When asked about the most important area top management should invest in to keep employees engaged, 59% of respondents indicated professional development opportunities.
This goes to show that professionals have changed their intent regarding the jobs they do. They are looking for companies where they can grow and develop as professionals in their industry.
It’s every company’s top management’s responsibility to build a culture where employees are provided with professional development opportunities, advance in their careers and live their best life.
7. Always be looking for blue oceans
The Blue Ocean Strategy was created by INSEAD Professors of Strategy Reneé Mauborgne and Chan Kim and detailed in their bestseller by the same name.
Blue Ocean Strategy has sold over 4 million copies and is recognized as one of the most iconic and impactful strategy books ever written. The book shows the results of a study of 150 strategic moves spanning more than 100 years across 30 industries.
The authors’ conclusion is that lasting success comes not from battling competitors but from creating blue oceans – untapped new market spaces ripe for growth.
What is the blue ocean strategy?
The Blue ocean is the metaphor for the unknown market space and all the industries that are not in existence today.

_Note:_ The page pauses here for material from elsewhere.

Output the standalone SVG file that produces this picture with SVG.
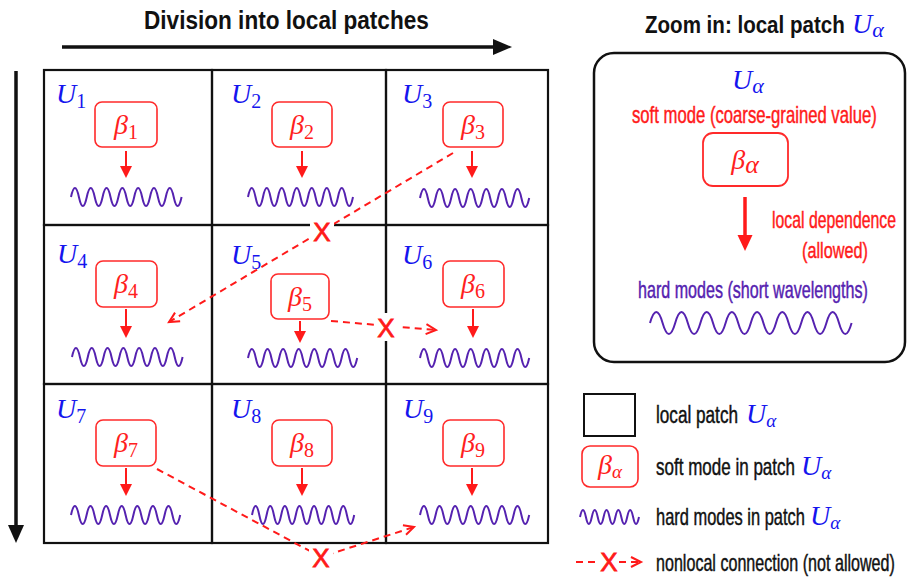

It’s the unchartered land that courageous explorers venture in to discover unimaginable riches and opportunities.
The blue ocean concept is the result of thirty-year research conducted by Renée and Chan in which they studied organizations large and small, for-profit and non-profit and even governments.
What they looked at was how these organizations moved beyond competing in existing crowded markets—what we think of as red oceans—to new heights of confidence, market creation and growth.
In the blue ocean strategy, the organizations focus on creating new demand, turning non-customers into customers and unlocking unrealized talent and energy within themselves fast and at low cost.